What happens when the utility goes toward zero? The proportional cost — the amount of resources spent in order to gain a benefit — approaches infinity, because there was no benefit.

Waste is the killer problem.

Even if there were more efficient methods available, the bulk of waste does not come from inefficiency, it comes from doing work that should not be done at all. If you’re seeing something useful happening at all, that’s not part of the bulk of the problem. The real body of the problem is pouring enormous amounts of resources into worthless products and failed speculation.

The subtitle for that bloomberg article is “AI’s Insatiable Need for Energy Is Straining Global Power Grids”, which bothers me the more I think about it. It’s simply not true that the technology behind AI is particularly energy-intensive. The technology isn’t insatiable, the corporations deploying it are. The thing with an insatiable appetite for growth at all cost is unregulated capitalism.

So the lesson is to only do things if they’re worthwhile, and not to be intentionally wasteful. That’s the problem. It’s not novel and it’s not unique to AI. It’s the same simple incentive problem that we see so often.

Blame shiftingĀ§

Given this, it seems like there’s a lot of misplaced anger towards individual users of AI services. Individual users are — empirically — not being irresponsible or wasteful just by using AI. It is wrong to treat AI use as a categorical moral failing, especially when there are people responsible for AI waste, and they’re not the users. The blame for these problems falls squarely on the shoulders of the people responsible for managing systems at scale. Using ChatGPT doesn’t tip that scale. You can’t get mad at people who are being responsible as reaction to other people who are not.

And yet visible individuals who aren’t responsible for the problems are being blamed for the harm caused by massive corporations in the background.

In a perverse way, data companies are actually incentivized to encourage this anger about individuals using AI, because it removes moves the focus from their substantial contribution to the problem to an insubstantial one they’re not directly responsible for.

It’s the same blame-shifting propaganda we see in recycling, individual carbon footprints, etc.

Monorail!Ā§

The problem isn’t the tech, it’s the arms race. The tech isn’t inefficient at what it does. Individual consumer choices are not what’s impacting the environment.

Remember the monorail metaphor I opened part 1 with?

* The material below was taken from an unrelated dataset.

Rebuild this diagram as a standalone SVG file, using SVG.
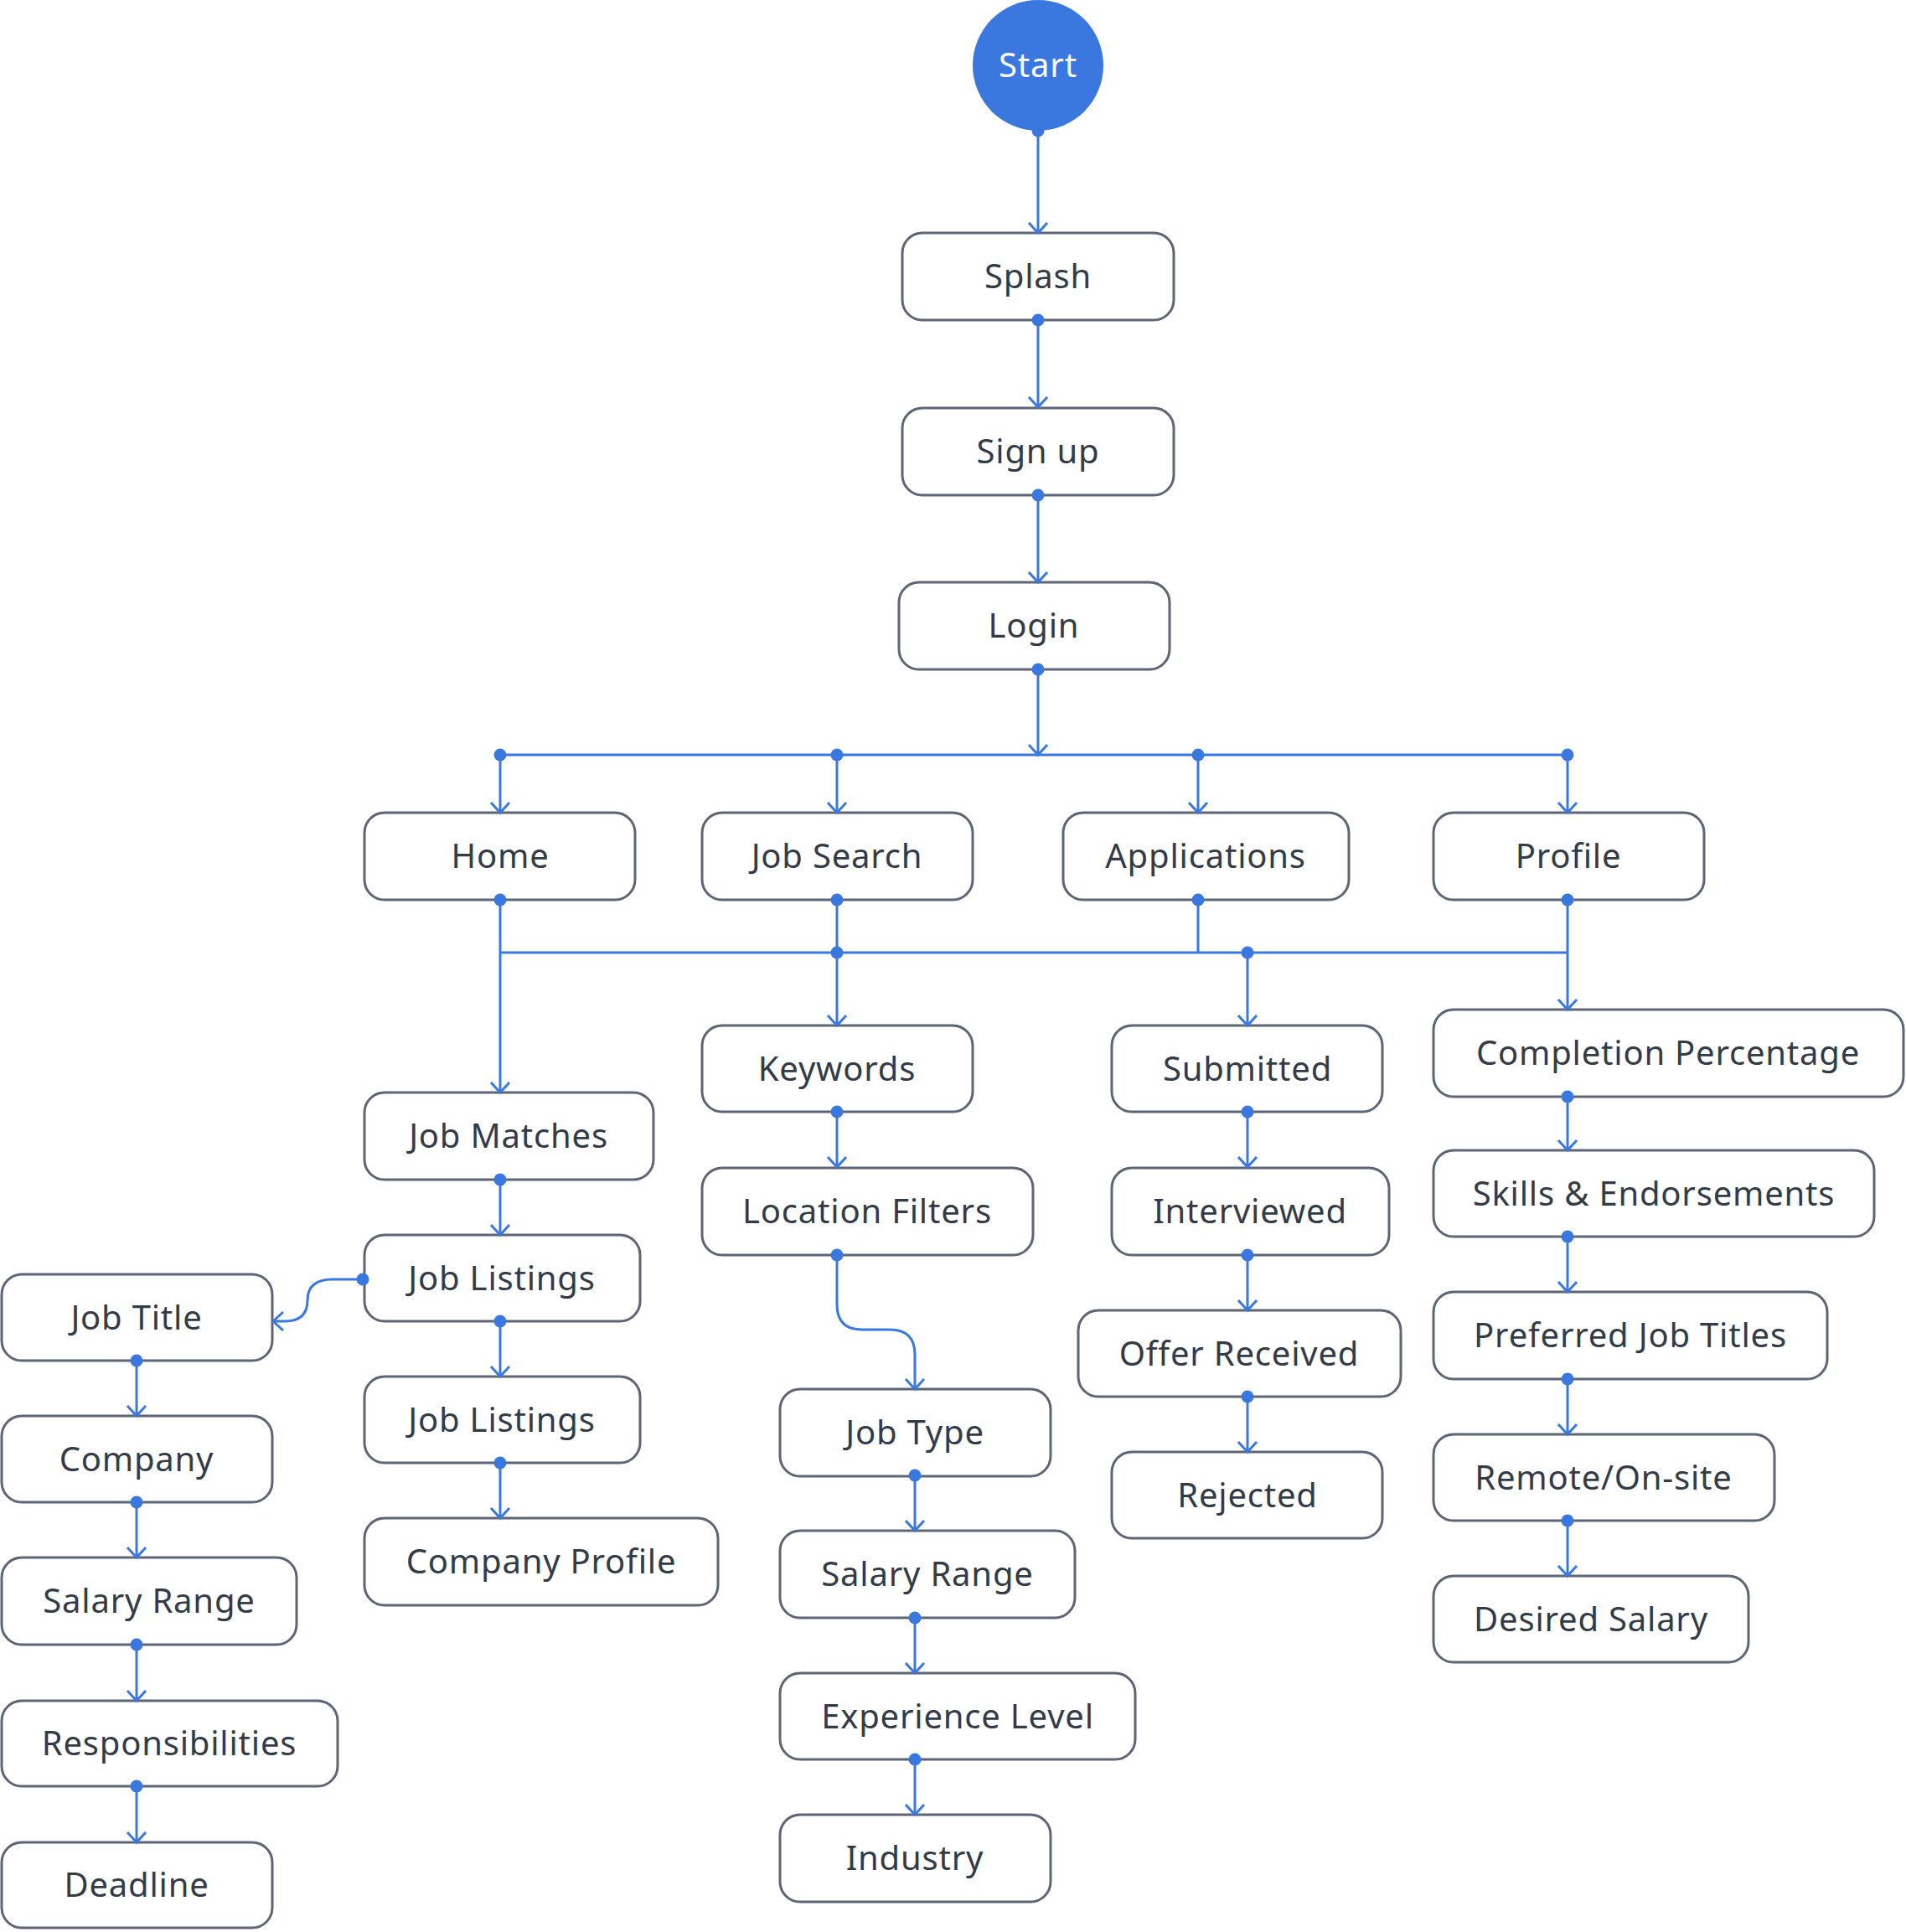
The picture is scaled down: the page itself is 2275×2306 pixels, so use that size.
<svg xmlns="http://www.w3.org/2000/svg" width="2275" height="2306" viewBox="0 0 2275 2306">
<style>
.n rect{fill:#fff;stroke:#5d6577;stroke-width:3}
.n text{font-family:"Noto Sans","Open Sans",sans-serif;font-size:40px;letter-spacing:0.8px;fill:#333b48;text-anchor:middle}
.c path{fill:none;stroke:#3a78e0;stroke-width:3}
.c .a{marker-end:url(#arr)}
.c .d{marker-start:url(#dot)}
</style>
<defs>
<marker id="arr" markerUnits="userSpaceOnUse" markerWidth="30" markerHeight="30" viewBox="-15 -15 30 30" refX="0" refY="0" orient="auto" overflow="visible">
<path d="M-12,-11 L0,0 L-12,11" fill="none" stroke="#3a78e0" stroke-width="3"/>
</marker>
<marker id="dot" markerUnits="userSpaceOnUse" markerWidth="20" markerHeight="20" viewBox="-10 -10 20 20" refX="0" refY="0" overflow="visible">
<circle r="7.5" fill="#3a78e0"/>
</marker>
</defs>
<rect width="2275" height="2306" fill="#fff"/>
<g id="start" class="n"><circle cx="1239" cy="78" r="78" fill="#3a78e0"/><text x="1239" y="92" style="fill:#fff">Start</text></g>
<g id="splash" class="n"><rect x="1077" y="278" width="324" height="104" rx="24"/><text x="1239" y="344">Splash</text></g>
<g id="signup" class="n"><rect x="1077" y="487" width="324" height="104" rx="24"/><text x="1239" y="553">Sign up</text></g>
<g id="login" class="n"><rect x="1073" y="695" width="323" height="104" rx="24"/><text x="1234" y="761">Login</text></g>
<g id="home" class="n"><rect x="435" y="970" width="323" height="104" rx="24"/><text x="597" y="1036">Home</text></g>
<g id="jobsearch" class="n"><rect x="838" y="970" width="323" height="104" rx="24"/><text x="999" y="1036">Job Search</text></g>
<g id="applications" class="n"><rect x="1269" y="970" width="341" height="104" rx="24"/><text x="1439" y="1036">Applications</text></g>
<g id="profile" class="n"><rect x="1711" y="970" width="323" height="104" rx="24"/><text x="1872" y="1036">Profile</text></g>
<g id="jobmatches" class="n"><rect x="435" y="1304" width="345" height="104" rx="24"/><text x="607" y="1370">Job Matches</text></g>
<g id="joblistings1" class="n"><rect x="435" y="1474" width="329" height="103" rx="24"/><text x="599" y="1540">Job Listings</text></g>
<g id="joblistings2" class="n"><rect x="435" y="1643" width="329" height="103" rx="24"/><text x="599" y="1709">Job Listings</text></g>
<g id="companyprofile" class="n"><rect x="435" y="1812" width="422" height="104" rx="24"/><text x="646" y="1878">Company Profile</text></g>
<g id="jobtitle" class="n"><rect x="2" y="1521" width="323" height="103" rx="24"/><text x="163" y="1587">Job Title</text></g>
<g id="company" class="n"><rect x="2" y="1690" width="323" height="103" rx="24"/><text x="163" y="1756">Company</text></g>
<g id="salaryrange1" class="n"><rect x="2" y="1859" width="352" height="104" rx="24"/><text x="178" y="1925">Salary Range</text></g>
<g id="responsibilities" class="n"><rect x="2" y="2030" width="401" height="102" rx="24"/><text x="202" y="2095">Responsibilities</text></g>
<g id="deadline" class="n"><rect x="2" y="2199" width="323" height="102" rx="24"/><text x="163" y="2264">Deadline</text></g>
<g id="keywords" class="n"><rect x="838" y="1224" width="323" height="103" rx="24"/><text x="999" y="1290">Keywords</text></g>
<g id="locationfilters" class="n"><rect x="838" y="1394" width="395" height="104" rx="24"/><text x="1035" y="1460">Location Filters</text></g>
<g id="jobtype" class="n"><rect x="931" y="1658" width="323" height="104" rx="24"/><text x="1092" y="1724">Job Type</text></g>
<g id="salaryrange2" class="n"><rect x="931" y="1827" width="352" height="104" rx="24"/><text x="1107" y="1893">Salary Range</text></g>
<g id="experiencelevel" class="n"><rect x="931" y="1997" width="424" height="103" rx="24"/><text x="1143" y="2063">Experience Level</text></g>
<g id="industry" class="n"><rect x="931" y="2166" width="323" height="104" rx="24"/><text x="1092" y="2232">Industry</text></g>
<g id="submitted" class="n"><rect x="1327" y="1224" width="323" height="103" rx="24"/><text x="1489" y="1290">Submitted</text></g>
<g id="interviewed" class="n"><rect x="1327" y="1394" width="331" height="104" rx="24"/><text x="1492" y="1460">Interviewed</text></g>
<g id="offerreceived" class="n"><rect x="1287" y="1564" width="385" height="103" rx="24"/><text x="1479" y="1630">Offer Received</text></g>
<g id="rejected" class="n"><rect x="1327" y="1733" width="323" height="103" rx="24"/><text x="1489" y="1799">Rejected</text></g>
<g id="completion" class="n"><rect x="1711" y="1205" width="561" height="104" rx="24"/><text x="1991" y="1271">Completion Percentage</text></g>
<g id="skills" class="n"><rect x="1711" y="1373" width="526" height="103" rx="24"/><text x="1974" y="1439">Skills &amp; Endorsements</text></g>
<g id="preferred" class="n"><rect x="1711" y="1542" width="470" height="104" rx="24"/><text x="1946" y="1608">Preferred Job Titles</text></g>
<g id="remote" class="n"><rect x="1711" y="1712" width="407" height="103" rx="24"/><text x="1914" y="1778">Remote/On-site</text></g>
<g id="desired" class="n"><rect x="1711" y="1881" width="376" height="103" rx="24"/><text x="1899" y="1947">Desired Salary</text></g>
<g id="connectors" class="c">
<path class="a d" d="M1239,156 L1239,278"/>
<path class="a d" d="M1239,382 L1239,486"/>
<path class="a d" d="M1239,591 L1239,695"/>
<path class="a d" d="M1239,799 L1239,901"/>
<path d="M597,901 L1871,901"/>
<path class="a d" d="M597,901 L597,970"/>
<path class="a d" d="M999,901 L999,970"/>
<path class="a d" d="M1430,901 L1430,970"/>
<path class="a d" d="M1871,901 L1871,970"/>
<path d="M597,1137 L1871,1137"/>
<path class="a d" d="M597,1074 L597,1304"/>
<path class="d" d="M999,1074 L999,1137"/>
<path class="a d" d="M999,1137 L999,1224"/>
<path class="d" d="M1430,1074 L1430,1137"/>
<path class="a d" d="M1489,1137 L1489,1224"/>
<path class="a d" d="M1871,1074 L1871,1205"/>
<path class="a d" d="M597,1408 L597,1474"/>
<path class="a d" d="M597,1577 L597,1643"/>
<path class="a d" d="M597,1746 L597,1812"/>
<path class="a d" d="M433,1527 L397,1527 Q367,1527 367,1552 Q367,1577 340,1577 L326,1577"/>
<path class="a d" d="M163,1624 L163,1690"/>
<path class="a d" d="M163,1793 L163,1859"/>
<path class="a d" d="M163,1963 L163,2030"/>
<path class="a d" d="M163,2132 L163,2199"/>
<path class="a d" d="M999,1327 L999,1393"/>
<path class="a d" d="M999,1498 L999,1557 Q999,1587 1029,1587 L1062,1587 Q1092,1587 1092,1617 L1092,1658"/>
<path class="a d" d="M1092,1761 L1092,1827"/>
<path class="a d" d="M1092,1931 L1092,1997"/>
<path class="a d" d="M1092,2100 L1092,2166"/>
<path class="a d" d="M1489,1327 L1489,1393"/>
<path class="a d" d="M1489,1498 L1489,1564"/>
<path class="a d" d="M1489,1667 L1489,1733"/>
<path class="a d" d="M1871,1309 L1871,1373"/>
<path class="a d" d="M1871,1476 L1871,1542"/>
<path class="a d" d="M1871,1646 L1871,1712"/>
<path class="a d" d="M1871,1815 L1871,1881"/>
</g>
</svg>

I think that’s actually a very useful analogy.

The joke is that Springfield is wildly unsuited for a monorail. It’s a solution that doesn’t fit the problem, and it’s only being sold as a con job. But that doesn’t automatically generalize to condemning the machine itself. A monorail can be a sensible solution in appropriate cases, and the absurdity of a monorail in Springfield is not a good argument against trains in general. It works when it’s there to be useful. It breaks when it’s only there to make money.

There are a lot of people trying to sell AI as a con job right now. That doesn’t mean it’s always the wrong thing, it just means you can’t trust the salesman.

Do things that are worthwhile!


  1. In fact, air conditioning actually uses more water than water-cooling, so just because “water” is in the name doesn’t mean that’s the cost. 

  2. This is not the only geographic factor though; data centers are also best built in areas with network infrastructure and close to the population centers they serve, for instance. 

  3. Li, P., Yang, J., Islam, M. A., & Ren, S. (2023). Making AI Less “Thirsty”: Uncovering and Addressing the Secret Water Footprint of AI Models (Version 3). arXiv. https://doi.org/10.48550/ARXIV.2304.03271 estimates a total “water consumption footprint” of ~3.7 L/kWh. This is significantly higher than my 1 L/kWh estimate, which is because the linked study is summing the Water Usage Effectiveness (water used per operation) with the “Electricity Water Intensity”, the amount of water used in the generation of the power used. This is a worthwhile metric, but it’s not relevant here, because the costs of producing the power are included with our analysis of energy efficiency; counting both the resources used to generate the energy and the energy itself as a resource would be double-counting.